Among the many questionable statements made during the interview (and there indeed were many that should raise the brow of Texans), Speaker Straus criticized a Senate plan to dedicate half of the sales taxes collected on motor vehicles to building roads as a “gimmick.” Far from a joke, the plan would send approximately $2 Billion to the State Highway Fund each year. Currently, all of that money goes to General Revenue, where it can be spent on any project or agency the Legislature wishes.
To make it happen, the Legislature would need to pass a joint resolution amending the Texas Constitution. As with any constitutional amendment, the bill would first need to pass both the House and Senate chambers. If successful, the proposal would then be sent to voters to approve on a November ballot.
According to Speaker Straus, asking voters to make “big decisions” is simply a “gimmick” akin to a “California-style” of governing. Instead, he argues, legislators should be making the decisions, including spending money on problems instead of asking voters to decide for them.
While his words say one thing, actions says another.
It was only one session ago that Speaker Straus, his Appropriations Chairman Jim Pitts, and his Natural Resources Committee Chairman Allan Ritter pushed to create the State Water Implementation Fund for Texas (SWIFT)– a mechanism by which the state subsidizes cheap loans for local entities to build more water infrastructure projects. $2 Billion was taking out of the Economic Stabilization Fund to serve as the initial seed capital, even though the Legislature had an $8 Billion General Revenue surplus they could have used.

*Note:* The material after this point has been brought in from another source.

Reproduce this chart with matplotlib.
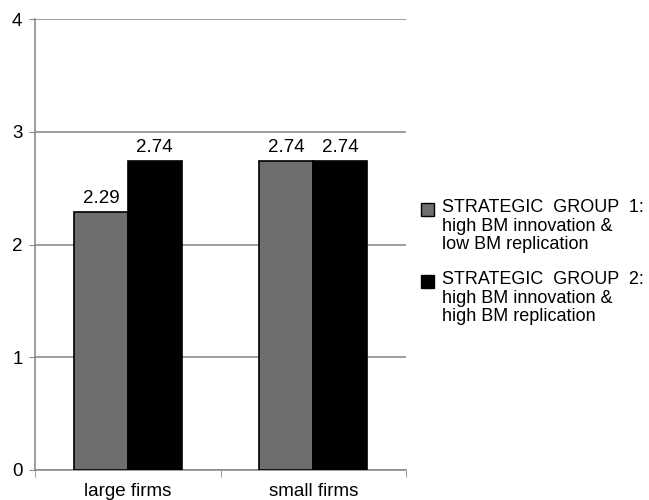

To do this, legislators had to use the very same process Straus now derides — by passing a joint resolution to amend the Texas Constitution with final approval from voters.
Additionally, in that very same session, Speaker Straus and his chamber pushed for the creation of Proposition 1, yet another constitutional amendment that asked voters to dedicate a portion of the state’s oil and gas severance taxes to the State Highway Fund. That money otherwise would have been deposited into the Economic Stabilization Fund.
It’s amazing what a difference an interim can make.
Based on his actions, it seems Speaker Straus fully embraced the “California-style” of governing he now scoffs at. The Legislature had $8 Billion of General Revenue to spend, after all. Why didn’t he push for his colleagues to make the “big decision” to spend that on water and roads, instead of pushing it off to voters?
Texans may never know whether Straus really believes “California-style” government is an insult, as his words indicate, or an aspiration, as his actions lead us to believe. One thing is clear though. While the Senate continues to work diligently to pass reforms that the grassroots demand, every Republican in the House who voted for Straus now owns the derision for conservatism coming from their leader.